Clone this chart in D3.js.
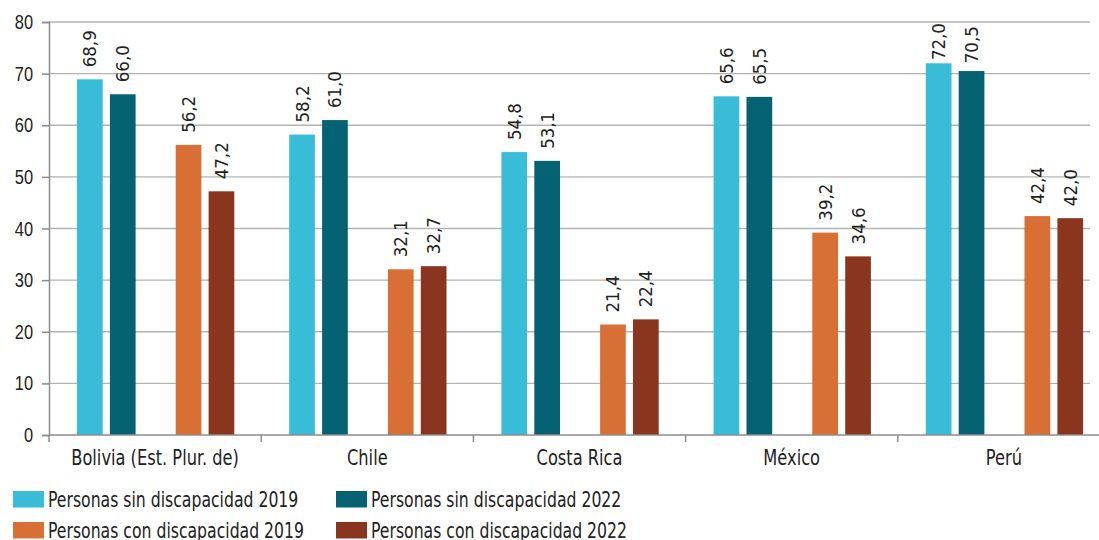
<!DOCTYPE html>
<html><head><meta charset="utf-8">
<script src="https://cdn.jsdelivr.net/npm/d3@7"></script>
<style>
body{margin:0;background:#fff;}
svg{display:block;font-family:"DejaVu Sans Condensed","DejaVu Sans",sans-serif;}
</style></head><body>
<svg id="c" width="1099" height="540"></svg>
<script>
const categories = ["Bolivia (Est. Plur. de)","Chile","Costa Rica","México","Perú"];
const seriesNames = ["Personas sin discapacidad 2019","Personas sin discapacidad 2022","Personas con discapacidad 2019","Personas con discapacidad 2022"];
const sin2019 = [68.9,58.2,54.8,65.6,72.0];
const sin2022 = [66.0,61.0,53.1,65.5,70.5];
const con2019 = [56.2,32.1,21.4,39.2,42.4];
const con2022 = [47.2,32.7,22.4,34.6,42.0];
const yTicks = [0,10,20,30,40,50,60,70,80];
const colors = ["#38BCD8","#046272","#D86F35","#8A361E"];

const series = [sin2019,sin2022,con2019,con2022];
const slotKeys = ["s0","s1","gap","s2","s3"];
const seriesSlot = ["s0","s1","s2","s3"];

const svg = d3.select("#c");
const x0 = d3.scaleBand().domain(categories).range([49,1110]);
const bw = x0.bandwidth();
const x1 = d3.scaleBand().domain(slotKeys).range([24.4,24.4+5*32.9]).paddingInner(0.219).paddingOuter(0.1095);
const y = d3.scaleLinear().domain([0,80]).range([435,22]);
const fmt = v => d3.format(".1f")(v).replace(".",",");
// labels near the top of the plot are pushed closer to their bars
const labelGap = v => Math.max(3, Math.min(12, (y(v) - 58) * 0.6));

// condense text horizontally (emulates the narrow typeface)
function condense(sel, f){
  sel.each(function(){
    const s = d3.select(this);
    const x = +s.attr("x") || 0, yy = +s.attr("y") || 0;
    const tr = s.attr("transform") || "";
    s.attr("x",0).attr("y",0).attr("transform", `${tr} translate(${x},${yy}) scale(${f},1)`);
  });
}

// gridlines
svg.append("g").selectAll("line").data(yTicks.filter(d=>d>0)).join("line")
  .attr("x1",49).attr("x2",1090).attr("y1",d=>y(d)).attr("y2",d=>y(d))
  .attr("stroke","#b3b3b3").attr("stroke-width",1.3);

// y axis
const ya = svg.append("g").attr("transform","translate(49,0)")
  .call(d3.axisLeft(y).tickValues(yTicks).tickSize(7).tickPadding(9));
ya.select(".domain").attr("stroke","#8c8c8c").attr("stroke-width",1.5);
ya.selectAll(".tick line").attr("stroke","#8c8c8c").attr("stroke-width",1.5);
ya.selectAll(".tick text").attr("font-size",20.5).attr("fill","#222").attr("font-family",null);
condense(ya.selectAll(".tick text"),0.8);

// bars
series.forEach((vals,si)=>{
  const g = svg.append("g");
  g.selectAll("rect").data(vals).join("rect")
    .attr("x",(d,i)=>x0(categories[i])+x1(seriesSlot[si]))
    .attr("width",x1.bandwidth())
    .attr("y",d=>y(d)).attr("height",d=>y(0)-y(d))
    .attr("fill",colors[si]);
  g.selectAll("text").data(vals).join("text")
    .attr("transform",(d,i)=>`translate(${x0(categories[i])+x1(seriesSlot[si])+x1.bandwidth()/2+6.5},${y(d)-labelGap(d)}) rotate(-90)`)
    .attr("font-size",18.5).attr("fill","#222")
    .text(d=>fmt(d));
});

// x axis
const xa = svg.append("g").attr("transform","translate(0,435)");
xa.append("line").attr("x1",49).attr("x2",1099).attr("y1",0).attr("y2",0)
  .attr("stroke","#8c8c8c").attr("stroke-width",1.5);
xa.selectAll(".tk").data(categories).join("line")
  .attr("x1",d=>x0(d)).attr("x2",d=>x0(d)).attr("y1",0).attr("y2",7)
  .attr("stroke","#8c8c8c").attr("stroke-width",1.5);
const ct = xa.selectAll("text").data(categories).join("text")
  .attr("x",d=>x0(d)+bw/2).attr("y",30).attr("text-anchor","middle")
  .attr("font-size",21.5).attr("fill","#222").text(d=>d);
condense(ct,0.84);

// legend
const legPos = [[13,491],[336,491],[13,522],[336,522]];
seriesNames.forEach((n,i)=>{
  const [lx,ly] = legPos[i];
  svg.append("rect").attr("x",lx).attr("y",ly).attr("width",31).attr("height",16.5).attr("fill",colors[i]);
  const lt = svg.append("text").attr("x",lx+35).attr("y",ly+15.5).attr("font-size",20.5).attr("fill","#222").text(n);
  condense(lt,0.85);
});
</script></body></html>
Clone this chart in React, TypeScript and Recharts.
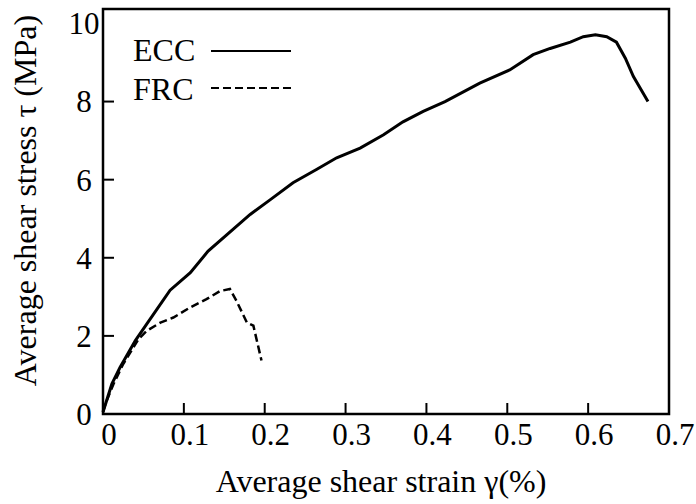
import React from 'react';
import { LineChart, Line, XAxis, YAxis, Legend, ReferenceArea } from 'recharts';

// strain γ (%) and shear stress τ (MPa)
const eccStrain = [0, 0.011, 0.021, 0.04, 0.054, 0.083, 0.108, 0.13, 0.182, 0.207, 0.235, 0.264, 0.289, 0.318, 0.347, 0.371, 0.396, 0.423, 0.466, 0.503, 0.532, 0.553, 0.578, 0.594, 0.609, 0.623, 0.635, 0.646, 0.656, 0.674];
const eccStress = [0.05, 0.77, 1.19, 1.88, 2.3, 3.17, 3.62, 4.17, 5.11, 5.49, 5.92, 6.26, 6.56, 6.81, 7.15, 7.48, 7.75, 8.0, 8.47, 8.81, 9.2, 9.36, 9.52, 9.66, 9.71, 9.66, 9.52, 9.11, 8.64, 8.0];

const frcStrain = [0, 0.003, 0.013, 0.025, 0.044, 0.054, 0.071, 0.087, 0.108, 0.128, 0.145, 0.157, 0.165, 0.178, 0.186, 0.196];
const frcStress = [0.05, 0.26, 0.77, 1.28, 1.92, 2.13, 2.34, 2.47, 2.73, 2.94, 3.15, 3.2, 2.9, 2.34, 2.26, 1.37];

const xTicks = [0, 0.1, 0.2, 0.3, 0.4, 0.5, 0.6, 0.7];
const yTicks = [0, 2, 4, 6, 8, 10];

const X_MAX = 0.7;
const Y_MAX = 10.37;
const serif = "'Liberation Serif', 'Times New Roman', Times, 'DejaVu Serif', serif";
const txt = (size: number) => ({ fontFamily: serif, fontSize: size, fill: '#000' });

const eccData = eccStrain.map((x, i) => ({ x, y: eccStress[i] }));
const frcData = frcStrain.map((x, i) => ({ x, y: frcStress[i] }));

const XTick = ({ x, y, payload }: any) => (
  <g>
    <line x1={x} y1={y} x2={x} y2={y - 11} stroke="#000" strokeWidth={2} />
    <text x={x + 6} y={y + 31} textAnchor="middle" style={txt(31)}>
      {payload.value}
    </text>
  </g>
);

const YTick = ({ x, y, payload }: any) => (
  <g>
    {payload.value < 10 && <line x1={x} y1={y} x2={x + 11} y2={y} stroke="#000" strokeWidth={2} />}
    <text x={x - 19} y={y} dy="0.35em" textAnchor="middle" style={txt(31)}>
      {payload.value}
    </text>
  </g>
);

const YTitle = ({ viewBox }: any) => {
  const cx = viewBox.x - 7;
  const cy = viewBox.y + viewBox.height / 2 - 11;
  return (
    <text x={cx} y={cy} transform={`rotate(-90 ${cx} ${cy})`} textAnchor="middle" style={txt(32)}>
      Average shear stress τ (MPa)
    </text>
  );
};

const XTitle = ({ viewBox }: any) => (
  <text x={viewBox.x + viewBox.width / 2 - 5} y={viewBox.y + 78} textAnchor="middle" style={txt(32)}>
    Average shear strain γ(%)
  </text>
);

const renderLegend = ({ payload }: any) => (
  <svg width={190} height={90}>
    {(payload || []).map((entry: any, i: number) => (
      <g key={entry.value}>
        <text x={8} y={41 + i * 39} style={txt(32)}>
          {entry.value}
        </text>
        <line
          x1={86}
          x2={166}
          y1={31 + i * 37}
          y2={31 + i * 37}
          stroke="#000"
          strokeWidth={2}
          strokeDasharray={entry.payload?.strokeDasharray}
        />
      </g>
    ))}
  </svg>
);

export default function App() {
  return (
    <div style={{ position: 'absolute', left: 0, top: 0, width: 696, height: 504, background: '#fff' }}>
      <LineChart width={696} height={504} margin={{ top: 9, right: 27, left: 43, bottom: 60 }}>
        <XAxis
          type="number"
          dataKey="x"
          domain={[0, X_MAX]}
          ticks={xTicks}
          interval={0}
          axisLine={false}
          tickLine={false}
          tickSize={0}
          tickMargin={0}
          height={30}
          tick={<XTick />}
          label={XTitle}
        />
        <YAxis
          type="number"
          dataKey="y"
          domain={[0, Y_MAX]}
          ticks={yTicks}
          interval={0}
          axisLine={false}
          tickLine={false}
          tickSize={0}
          tickMargin={0}
          width={60}
          tick={<YTick />}
          label={YTitle}
        />
        <ReferenceArea x1={0} x2={X_MAX} y1={0} y2={Y_MAX} fill="none" stroke="#000" strokeWidth={2.5} ifOverflow="visible" />
        <Legend
          layout="horizontal"
          verticalAlign="middle"
          align="center"
          content={renderLegend}
          wrapperStyle={{ left: 125, top: 20, width: 190, height: 90 }}
        />
        <Line
          data={eccData}
          dataKey="y"
          name="ECC"
          type="linear"
          stroke="#000"
          strokeWidth={3}
          dot={false}
          isAnimationActive={false}
        />
        <Line
          data={frcData}
          dataKey="y"
          name="FRC"
          type="linear"
          stroke="#000"
          strokeWidth={2.5}
          strokeDasharray="8 4"
          dot={false}
          isAnimationActive={false}
        />
      </LineChart>
    </div>
  );
}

-=-=-

INSTRUCTIONS TO FOLLOW = Leave the pictures out and print, exactly as written, every line from the one holding "Clone this chart in React, TypeScript" down to the one holding "YAxis, Legend, ReferenceArea", both of those included.

RESULT OF THE EXERCISE =
Clone this chart in React, TypeScript and Recharts.
import React from 'react';
import { LineChart, Line, XAxis, YAxis, Legend, ReferenceArea } from 'recharts';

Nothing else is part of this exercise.